*Collected material*.
---
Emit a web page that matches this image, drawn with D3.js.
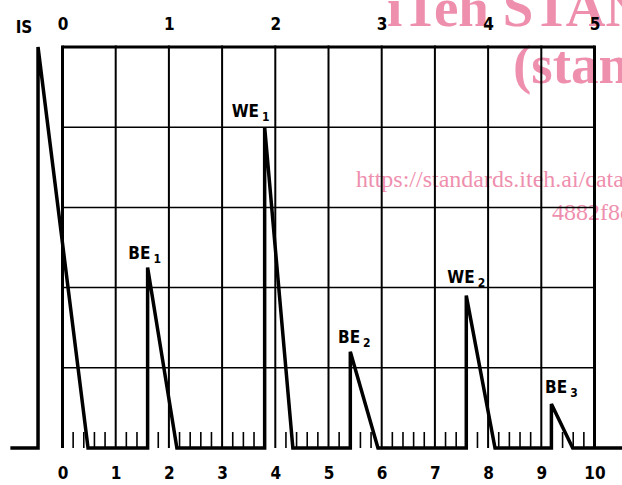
<!DOCTYPE html>
<html>
<head>
<meta charset="utf-8">
<script src="https://cdn.jsdelivr.net/npm/d3@7"></script>
<style>
  body { margin: 0; background: #fff; }
  svg { display: block; }
  .lbl { font-family: "DejaVu Sans Condensed", "DejaVu Sans", sans-serif; font-weight: bold; }
  .wm { font-family: "Liberation Serif", "DejaVu Serif", serif; fill: #ef8fae; }
</style>
</head>
<body>
<script>
// echo names with their index, as written on the trace
var echoNames = ["IS", "BE", "WE", "BE", "WE", "BE"];
var echoIndex = ["", "1", "1", "2", "2", "3"];
// where each echo rises (in screen divisions), its height (% of screen) and where it falls back
var echoStart = [-0.46, 1.60, 3.80, 5.41, 7.59, 9.19];
var echoPeak = [100, 45, 80, 24, 38, 11];
var echoEnd = [0.48, 2.15, 4.33, 5.93, 8.13, 9.59];
// trace runs a bit past the screen on both sides
var traceFrom = -0.98;
var traceTo = 10.6;

// tick labels
var bottomTicks = [0, 1, 2, 3, 4, 5, 6, 7, 8, 9, 10];
var topTicks = [0, 1, 2, 3, 4, 5];
var levelTicks = [0, 20, 40, 60, 80, 100];

// label nudges in pixels (layout only)
var labelDx = [-14, -3, -14, 4, 0, 10];
var labelDy = [-14, -9, -10, -9, -13, -11];

var width = 622, height = 485;

var svg = d3.select("body").append("svg")
    .attr("width", width)
    .attr("height", height);

// scales
var x = d3.scaleLinear().domain([0, 10]).range([62.5, 594.5]);
var xTop = d3.scaleLinear().domain([0, 5]).range([62.5, 594.5]);
var y = d3.scaleLinear().domain([0, 100]).range([448, 47]);

// watermark from the source document
var wm = svg.append("g");
wm.append("text").attr("class", "wm").attr("x", 387).attr("y", 26)
  .style("font-size", "55px").style("font-weight", "bold").text("iTeh STANDARD PREVIEW");
wm.append("text").attr("class", "wm").attr("x", 513).attr("y", 83)
  .style("font-size", "55px").style("font-weight", "bold").text("(standards.iteh.ai)");
wm.append("text").attr("class", "wm").attr("x", 356).attr("y", 187)
  .style("font-size", "24px").text("https://standards.iteh.ai/catalog/standards");
wm.append("text").attr("class", "wm").attr("x", 552).attr("y", 220)
  .style("font-size", "24px").text("4882f8c0");

// horizontal grid lines
svg.selectAll("line.hgrid")
   .data(levelTicks.slice(1))
   .enter()
   .append("line")
   .attr("x1", x(0)).attr("x2", x(10))
   .attr("y1", function(d){ return y(d); })
   .attr("y2", function(d){ return y(d); })
   .attr("stroke", "#000")
   .attr("stroke-width", function(d){ return d == 100 ? 3 : 1.5; });

// vertical grid lines
svg.selectAll("line.vgrid")
   .data(bottomTicks)
   .enter()
   .append("line")
   .attr("x1", function(d){ return x(d); })
   .attr("x2", function(d){ return x(d); })
   .attr("y1", y(100) - 1.5).attr("y2", y(0))
   .attr("stroke", "#000")
   .attr("stroke-width", function(d){ return (d == 0 || d == 10) ? 3 : 2; });

// small ticks every fifth of a division
var minor = d3.range(1, 50).filter(function(i){ return i % 5 != 0; })
              .map(function(i){ return i / 5; });
svg.selectAll("line.minor")
   .data(minor)
   .enter()
   .append("line")
   .attr("x1", function(d){ return x(d); })
   .attr("x2", function(d){ return x(d); })
   .attr("y1", y(0) - 16).attr("y2", y(0))
   .attr("stroke", "#000")
   .attr("stroke-width", 1.6);

// the trace: baseline with a sawtooth echo for each signal
var pts = [[traceFrom, 0]];
for (var i = 0; i < echoStart.length; i++) {
    pts.push([echoStart[i], 0]);
    pts.push([echoStart[i], echoPeak[i]]);
    pts.push([echoEnd[i], 0]);
}
pts.push([traceTo, 0]);

var line = d3.line()
    .x(function(d){ return x(d[0]); })
    .y(function(d){ return y(d[1]); });

svg.append("path")
   .attr("d", line(pts))
   .attr("fill", "none")
   .attr("stroke", "#000")
   .attr("stroke-width", 3.5)
   .attr("stroke-linejoin", "miter")
   .attr("stroke-miterlimit", 3);

// echo labels
for (var i = 0; i < echoNames.length; i++) {
    var t = svg.append("text")
       .attr("class", "lbl")
       .attr("x", x(echoStart[i]) + labelDx[i])
       .attr("y", y(echoPeak[i]) + labelDy[i])
       .attr("text-anchor", "middle")
       .style("font-size", "17px");
    t.append("tspan").text(echoNames[i]);
    if (echoIndex[i]) {
        t.append("tspan")
         .attr("dx", 3).attr("dy", 4)
         .style("font-size", "12px")
         .text(echoIndex[i]);
    }
}

// bottom scale labels
var bottomAxis = d3.axisBottom(x).tickValues(bottomTicks).tickSize(0).tickPadding(19)
    .tickFormat(d3.format("d"));
var gb = svg.append("g").attr("transform", "translate(0," + y(0) + ")").call(bottomAxis);
gb.select(".domain").remove();
gb.selectAll("text").attr("class", "lbl").style("font-size", "17px").attr("fill", "#000");

// top scale labels
var topAxis = d3.axisTop(xTop).tickValues(topTicks).tickSize(0).tickPadding(17)
    .tickFormat(d3.format("d"));
var gt = svg.append("g").attr("transform", "translate(0," + y(100) + ")").call(topAxis);
gt.select(".domain").remove();
gt.selectAll("text").attr("class", "lbl").style("font-size", "17px").attr("fill", "#000");
</script>
</body>
</html>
---
*Task brief*. Set every line down exactly as written, leaving each picture out.

*Output of the exercise*.
Emit a web page that matches this image, drawn with D3.js.
<!DOCTYPE html>
<html>
<head>
<meta charset="utf-8">
<script src="https://cdn.jsdelivr.net/npm/d3@7"></script>
<style>
  body { margin: 0; background: #fff; }
  svg { display: block; }
  .lbl { font-family: "DejaVu Sans Condensed", "DejaVu Sans", sans-serif; font-weight: bold; }
  .wm { font-family: "Liberation Serif", "DejaVu Serif", serif; fill: #ef8fae; }
</style>
</head>
<body>
<script>
// echo names with their index, as written on the trace
var echoNames = ["IS", "BE", "WE", "BE", "WE", "BE"];
var echoIndex = ["", "1", "1", "2", "2", "3"];
// where each echo rises (in screen divisions), its height (% of screen) and where it falls back
var echoStart = [-0.46, 1.60, 3.80, 5.41, 7.59, 9.19];
var echoPeak = [100, 45, 80, 24, 38, 11];
var echoEnd = [0.48, 2.15, 4.33, 5.93, 8.13, 9.59];
// trace runs a bit past the screen on both sides
var traceFrom = -0.98;
var traceTo = 10.6;

// tick labels
var bottomTicks = [0, 1, 2, 3, 4, 5, 6, 7, 8, 9, 10];
var topTicks = [0, 1, 2, 3, 4, 5];
var levelTicks = [0, 20, 40, 60, 80, 100];

// label nudges in pixels (layout only)
var labelDx = [-14, -3, -14, 4, 0, 10];
var labelDy = [-14, -9, -10, -9, -13, -11];

var width = 622, height = 485;

var svg = d3.select("body").append("svg")
    .attr("width", width)
    .attr("height", height);

// scales
var x = d3.scaleLinear().domain([0, 10]).range([62.5, 594.5]);
var xTop = d3.scaleLinear().domain([0, 5]).range([62.5, 594.5]);
var y = d3.scaleLinear().domain([0, 100]).range([448, 47]);

// watermark from the source document
var wm = svg.append("g");
wm.append("text").attr("class", "wm").attr("x", 387).attr("y", 26)
  .style("font-size", "55px").style("font-weight", "bold").text("iTeh STANDARD PREVIEW");
wm.append("text").attr("class", "wm").attr("x", 513).attr("y", 83)
  .style("font-size", "55px").style("font-weight", "bold").text("(standards.iteh.ai)");
wm.append("text").attr("class", "wm").attr("x", 356).attr("y", 187)
  .style("font-size", "24px").text("https://standards.iteh.ai/catalog/standards");
wm.append("text").attr("class", "wm").attr("x", 552).attr("y", 220)
  .style("font-size", "24px").text("4882f8c0");

// horizontal grid lines
svg.selectAll("line.hgrid")
   .data(levelTicks.slice(1))
   .enter()
   .append("line")
   .attr("x1", x(0)).attr("x2", x(10))
   .attr("y1", function(d){ return y(d); })
   .attr("y2", function(d){ return y(d); })
   .attr("stroke", "#000")
   .attr("stroke-width", function(d){ return d == 100 ? 3 : 1.5; });

// vertical grid lines
svg.selectAll("line.vgrid")
   .data(bottomTicks)
   .enter()
   .append("line")
   .attr("x1", function(d){ return x(d); })
   .attr("x2", function(d){ return x(d); })
   .attr("y1", y(100) - 1.5).attr("y2", y(0))
   .attr("stroke", "#000")
   .attr("stroke-width", function(d){ return (d == 0 || d == 10) ? 3 : 2; });

// small ticks every fifth of a division
var minor = d3.range(1, 50).filter(function(i){ return i % 5 != 0; })
              .map(function(i){ return i / 5; });
svg.selectAll("line.minor")
   .data(minor)
   .enter()
   .append("line")
   .attr("x1", function(d){ return x(d); })
   .attr("x2", function(d){ return x(d); })
   .attr("y1", y(0) - 16).attr("y2", y(0))
   .attr("stroke", "#000")
   .attr("stroke-width", 1.6);

// the trace: baseline with a sawtooth echo for each signal
var pts = [[traceFrom, 0]];
for (var i = 0; i < echoStart.length; i++) {
    pts.push([echoStart[i], 0]);
    pts.push([echoStart[i], echoPeak[i]]);
    pts.push([echoEnd[i], 0]);
}
pts.push([traceTo, 0]);

var line = d3.line()
    .x(function(d){ return x(d[0]); })
    .y(function(d){ return y(d[1]); });

svg.append("path")
   .attr("d", line(pts))
   .attr("fill", "none")
   .attr("stroke", "#000")
   .attr("stroke-width", 3.5)
   .attr("stroke-linejoin", "miter")
   .attr("stroke-miterlimit", 3);

// echo labels
for (var i = 0; i < echoNames.length; i++) {
    var t = svg.append("text")
       .attr("class", "lbl")
       .attr("x", x(echoStart[i]) + labelDx[i])
       .attr("y", y(echoPeak[i]) + labelDy[i])
       .attr("text-anchor", "middle")
       .style("font-size", "17px");
    t.append("tspan").text(echoNames[i]);
    if (echoIndex[i]) {
        t.append("tspan")
         .attr("dx", 3).attr("dy", 4)
         .style("font-size", "12px")
         .text(echoIndex[i]);
    }
}

// bottom scale labels
var bottomAxis = d3.axisBottom(x).tickValues(bottomTicks).tickSize(0).tickPadding(19)
    .tickFormat(d3.format("d"));
var gb = svg.append("g").attr("transform", "translate(0," + y(0) + ")").call(bottomAxis);
gb.select(".domain").remove();
gb.selectAll("text").attr("class", "lbl").style("font-size", "17px").attr("fill", "#000");

// top scale labels
var topAxis = d3.axisTop(xTop).tickValues(topTicks).tickSize(0).tickPadding(17)
    .tickFormat(d3.format("d"));
var gt = svg.append("g").attr("transform", "translate(0," + y(100) + ")").call(topAxis);
gt.select(".domain").remove();
gt.selectAll("text").attr("class", "lbl").style("font-size", "17px").attr("fill", "#000");
</script>
</body>
</html>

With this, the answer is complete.